Patch 2 adds a single blank line after each message in mbox. A single blank line is added if the added message doesn't end in a newline or ends in a single newline. When read back, a single newline is added to the end o the message if it wasn't there (and this is the reason why patch 1 is needed).
msg169689 - (view) Author: lilydjwg (lilydjwg) * Date: 2012-09-02 10:03
The last patch works fine here, thanks!
msg170063 - (view) Author: R. David Murray (r.david.murray) * (Python committer) Date: 2012-09-08 20:04
Looks like reitveld doesn't recognize your patch format, Petri.

Instead of having the write_line flag, how about doing the newline write in the if body?  A 'lastline=line' at the end of the loop in the buffer loop case is probably less expensive than doing the if test every time through that loop.

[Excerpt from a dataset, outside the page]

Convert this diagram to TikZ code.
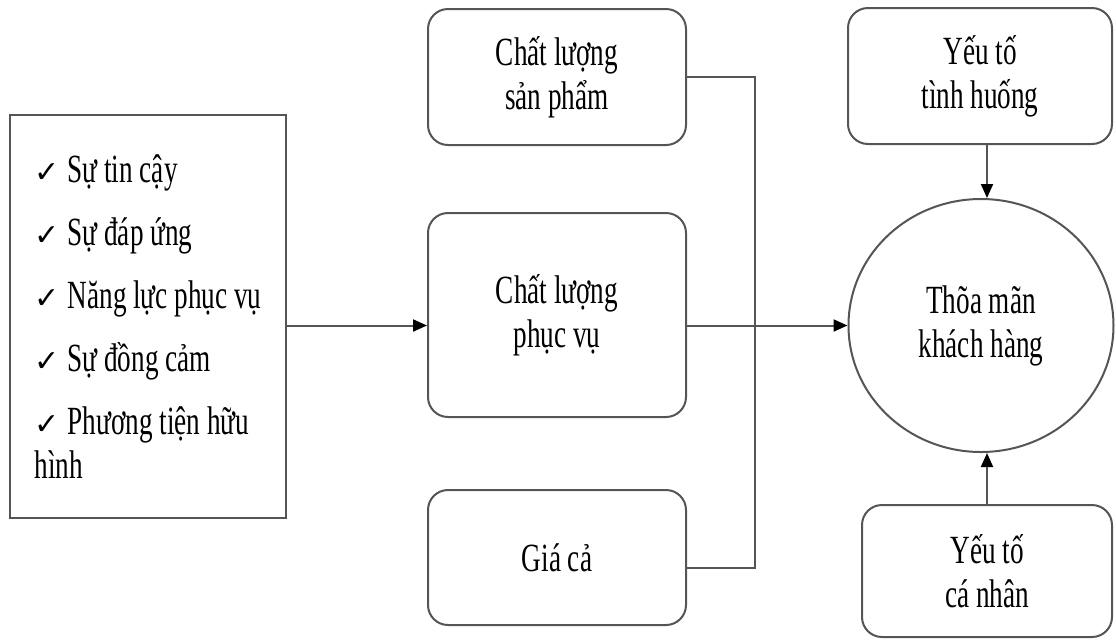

Otherwise, it looks good to me.
msg170449 - (view) Author: Petri Lehtinen (petri.lehtinen) * (Python committer) Date: 2012-09-13 18:07
Attached an updated version of the second patch. David: Is this what you meant? Also, the patch format should now be rietveld compatible :)
msg170451 - (view) Author: R. David Murray (r.david.murray) * (Python committer) Date: 2012-09-13 18:26
Yes, that looks better.

I haven't worked through the rest of the logic in detail, I'll trust your months of cogitation and the tests on that part.
msg171308 - (view) Author: Roundup Robot (python-dev) (Python triager) Date: 2012-09-25 19:08
New changeset 6451be0e374a by Petri Lehtinen in branch '2.7':
#15222: test_mailbox: End message template in a newline

New changeset d903d4981e33 by Petri Lehtinen in branch '2.7':
#15222: Insert blank line after each message in mbox mailboxes

New changeset 8adac3f03372 by Petri Lehtinen in branch '3.2':
#15222: test_mailbox: End message template in a newline

New changeset f7615ee43318 by Petri Lehtinen in branch '3.2':
#15222: Insert blank line after each message in mbox mailboxes

New changeset 4b626ccace1a by Petri Lehtinen in branch 'default':
#15222: Merge 3.2
msg171309 - (view) Author: Petri Lehtinen (petri.lehtinen) * (Python committer) Date: 2012-09-25 19:09
Fixed, thanks!
msg171328 - (view) Author: Roundup Robot (python-dev) (Python triager) Date: 2012-09-26 04:44
New changeset a87ab9b0c9e5 by Petri Lehtinen in branch '2.7':
#15222: Fix a test failure on Windows
msg173835 - (view) Author: lilydjwg (lilydjwg) * Date: 2012-10-26 11:29
My system has updated to Python 3.3.0 and this bugs me again :-(
I don't see the changes in Python 3.3.0. So when will this be merged into 3.3?
msg173836 - (view) Author: Petri Lehtinen (petri.lehtinen) * (Python committer) Date: 2012-10-26 11:54
The fix was committed when 3.3.0 was in release candidate mode, and wasn't considered important enough to be included in 3.3.0 anymore. It will be included in 3.3.1, which is to be released next month.